スポーツの場でのサポートは、「応援」の一種とも考えられる。応援の表象である限り、他者から強制されたり、表現方法を限定されたりする性質のものではない。しかし、日本のスポーツの場には、受け継がれてきた「女性的な」応援の方法が残っている。例を挙げると、大会の時に準備される千羽鶴を折るのは、マネージャーや母親といった女性が多い。フエルトで作るお揃いのマスコットは手縫いであることが称賛され、手作りおにぎりには手書きのメッセージが添えられる。サポートの内容は、炊き出しや洗濯、関係者への年賀状の作成にまで及び、女性あるいは母親としての役割を果たすために、本来中心であるはずの選手たちが置き去りにされる。サポートに時間を取られ、練習や試合の様子を全く見られない時など、もはや何のために誰を応援しているのか分からなくなる。

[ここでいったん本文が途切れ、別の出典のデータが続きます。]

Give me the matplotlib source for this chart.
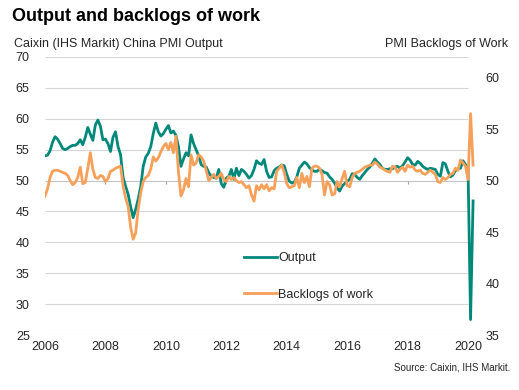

SSFが2016年と2021年に行った調査では、子どものスポーツは、母親が担う傾向にあり、中でも「指導者や保護者の送迎をする」「練習や大会等で、指導者・保護者の食事や飲み物を用意する」「大会等で、保護者や関係者が観戦する場所を確保する」「会員の集金や管理を行う」「団体のメーリングリストやSNS・ホームページの管理を行う」などが、母親の負担感を増大させることが明らかになった。これらは、選手に直接的に関わらないものばかりであり、スポーツの場にある「そんなことは女性にやらせておけ」という暗黙知の存在を疑わざるを得ない。スポーツは、「男性を主体とし、女性を従属させるという社会の性役割を確認し、それを再生産する装置となっている」(笹沼 2005、p.52)との指摘が当てはまり、東京オリンピック・パラリンピックを経験した現在もこの傾向は変わっていない。
親たちは、子どものスポーツにあらゆる期待をする。身体を強くしたい、成功体験や勝利体験をさせたい、人間関係や礼儀を学ばせたい、異年齢の仲間とのコミュニケーションの機会を得たい、などである。子どもが、オリンピックに出ることやプロ選手を目指していたり、「やりたい」と望んだからという理由もあるが、多くの場合、何らかの学びを期待し、仲間を作ってあげたい、学校以外の居場所を見つけて欲しいと願っている。その切実な願いを軽視したり、悪用したりするチームはいずれ淘汰されていく。何より子どものスポーツの場が、そのような「しんどい環境」にあることは、スポーツ界にとっての大きな痛手である。
子どものスポーツ人口の減少が取り沙汰される近年、「お茶当番」に対する母親の「しんどさ」を単なる愚痴としてではなく、問題として捉えることが急務である。「お茶当番」をさせているのは誰か、なぜ必要なのか、なぜ母親なのか、などを再考することは、子どものスポーツ環境の改善に資するのみでなく、スポーツ界が主導して、社会全体のジェンダー課題に向き合う意味も持つであろう。